In 2010, alcohol sale regulations in Verdun freed up a little, opening opportunities for microbreweries and performance venues. Before, sales were solely restricted to restaurants, grocery stores and the SAQ. There is certainly a sense of positivity that can be felt in the neighbourhood. There seems to be hope for merchants and a bright future for the population. Along with the revamping of the St. Lawrence shore, such things make me realize how much work has to be done in order to build our neighbourhoods, our city. The success of an area can never be taken for granted, but where there is passion, willingness and dedication, there is hope.

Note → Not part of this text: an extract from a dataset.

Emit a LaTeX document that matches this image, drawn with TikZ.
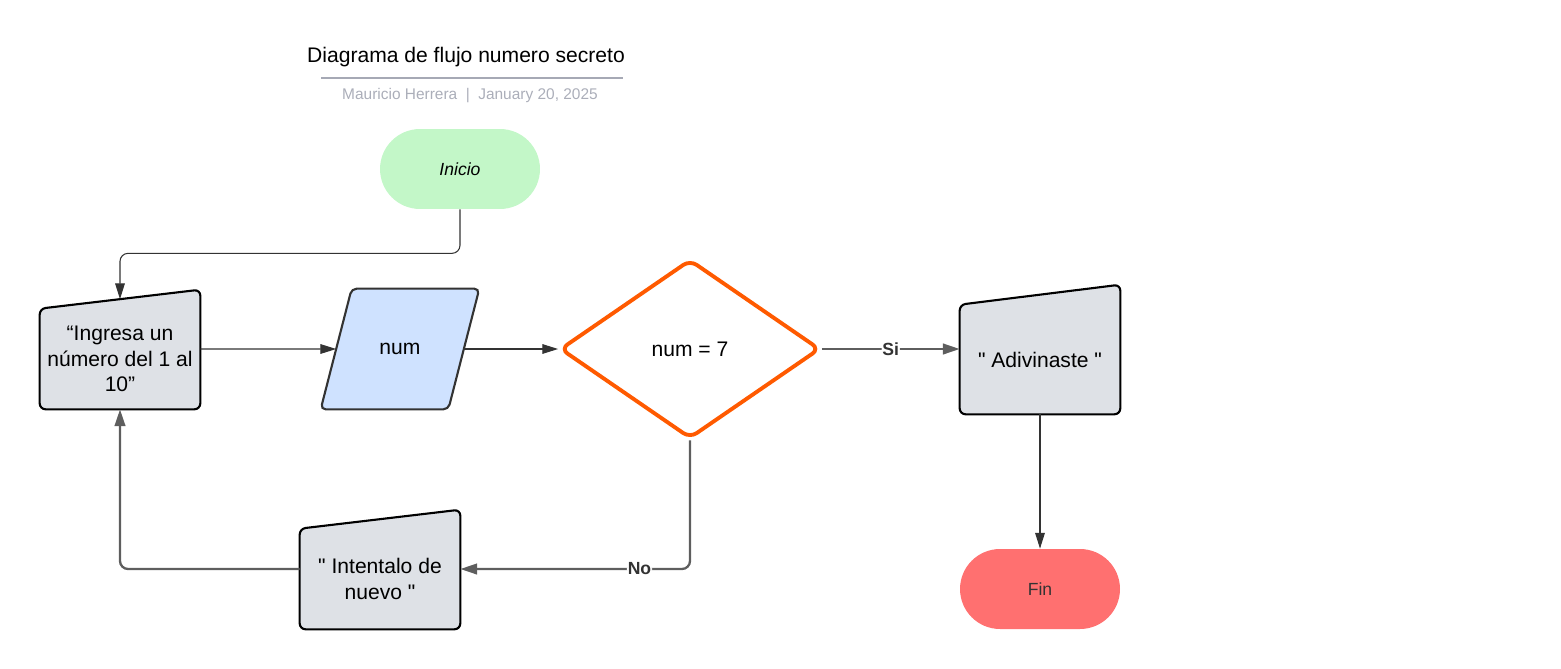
\documentclass[tikz,border=0pt]{standalone}
\usepackage{fontspec}
\setmainfont{Liberation Sans}
\usetikzlibrary{shapes.geometric, arrows.meta, backgrounds}

\definecolor{startgreen}{HTML}{C3F7C8}
\definecolor{endred}{HTML}{FF7070}
\definecolor{boxgray}{HTML}{DEE1E6}
\definecolor{numblue}{HTML}{CFE2FF}
\definecolor{condorange}{HTML}{FF5A00}
\definecolor{linedark}{HTML}{333333}
\definecolor{linegray}{HTML}{5E5E5E}
\definecolor{rulegray}{HTML}{A6A9B5}
\definecolor{subgray}{HTML}{ABAEB9}

\begin{document}
\begin{tikzpicture}[x=0.02cm, y=-0.02cm,
  every node/.style={font=\fontsize{12}{14.5}\selectfont, align=center},
  term/.style={rounded corners=0.8cm, minimum width=3.2cm, minimum height=1.6cm, font=\fontsize{10}{12}\selectfont},
  msgbox/.style={minimum width=3.2cm, inner sep=0pt},
  msgshape/.style={fill=boxgray, draw=black, line width=1.2pt, rounded corners=0.12cm},
  datain/.style={minimum width=3.16cm, minimum height=2.4cm, inner sep=0pt},
  datashape/.style={fill=numblue, draw=linedark, line width=1.2pt, rounded corners=0.1cm},
  cond/.style={diamond, draw=condorange, fill=white, line width=2.2pt, rounded corners=0.16cm, minimum width=5.2cm, minimum height=3.58cm, inner sep=0pt},
  thinline/.style={draw=linedark, line width=0.6pt, -{Triangle[length=9pt,width=5.5pt]}},
  thickline/.style={draw=linegray, line width=1.3pt, rounded corners=0.16cm, -{Triangle[length=9.5pt,width=6pt]}},
  branch/.style={fill=white, inner sep=0.5pt, text=linedark, font=\bfseries\fontsize{10}{12}\selectfont}
]

\useasboundingbox (0,0) rectangle (1561,669);

% header
\node (title) at (466,57) {Diagrama de flujo numero secreto};
\draw[rulegray, line width=1.1pt] (321,78) -- (623,78);
\node[text=subgray, font=\fontsize{8.8}{11}\selectfont] (sub) at (470,95.5) {Mauricio Herrera\hspace{0.55em}|\hspace{0.55em}January 20, 2025};

% nodes
\node[term, fill=startgreen] (inicio) at (460,169) {\itshape Inicio};
\node[msgbox, minimum height=2cm] (ingresa) at (120,359) {“Ingresa un\\número del 1 al\\10”};
\node[datain] (num) at (400,349) {num};
\node[cond] (test) at (690,349) {num = 7};
\node[msgbox, minimum height=2.18cm] (adivina) at (1040,359.5) {\textquotedbl{} Adivinaste \textquotedbl};
\node[msgbox, minimum height=2cm] (intenta) at (380,579) {\textquotedbl{} Intentalo de\\nuevo \textquotedbl};
\node[term, fill=endred, text=linedark] (fin) at (1040,589) {Fin};

% shapes behind the texts
\begin{scope}[on background layer]
\foreach \n/\s in {ingresa/0.38, adivina/0.4, intenta/0.38}
  \filldraw[msgshape] (\n.south west) -- (\n.north west) -- ([yshift=\s cm]\n.north east) -- (\n.south east) -- cycle;
\filldraw[datashape] (num.south west) -- ([xshift=0.62cm]num.north west) -- (num.north east) -- ([xshift=-0.62cm]num.south east) -- cycle;
\end{scope}

% connectors
\draw[thinline, rounded corners=0.16cm] (inicio.south) -- ++(0,44) -| ([yshift=0.19cm]ingresa.north);
\draw[thinline] ([yshift=0.2cm]ingresa.east) -- ([xshift=0.31cm]num.west);
\draw[thinline] ([xshift=-0.31cm]num.east) -- (test.west);
\draw[thickline] (test.east) -- node[branch] {Si} (test.east -| adivina.west);
\draw[thickline] (test.south) |- node[branch, pos=0.61] {No} ([yshift=0.2cm]intenta.east);
\draw[thickline] ([yshift=0.2cm]intenta.west) -| (ingresa.south);
\draw[thinline] (adivina.south) -- (fin.north);

\end{tikzpicture}
\end{document}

Since spring rhymes with sweetness (at least, in my scat-y way of speaking), I urge you to stop by confectionery Winifred Pepperpott at 3870 Wellington St. Recently opened in November 2014, the Victorian-inspired watermelon-coloured shop sells a variety of candies, mainly American and British classics, as well as European importations. Following owner Valérie Trudeau’s recommendations, I tried the Kingsway Bon Bons, which are like vintage Starbursts, and I was happily satisfied. Trudeau, who owns the store with her husband Louis-Charles Letendre, showed me around, describing her favourite candies. If you ever go (and I hope you will!), don’t limit yourself to the polite “Hi!” and shy smile. Go ahead and talk with them, ask questions—their passion and energy are sincerely contagious. This is part of the whole concept they sell, and you will leave the store with an even greater smile (because it can’t be denied: candies by themselves will already do part of the job—but fantastic service will do the rest).

Speaking of nature and renewal—or, even better, rebirth—seems to link easily with spring… Who knows, if we talk and talk about it, buds may want to blossom a little bit sooner.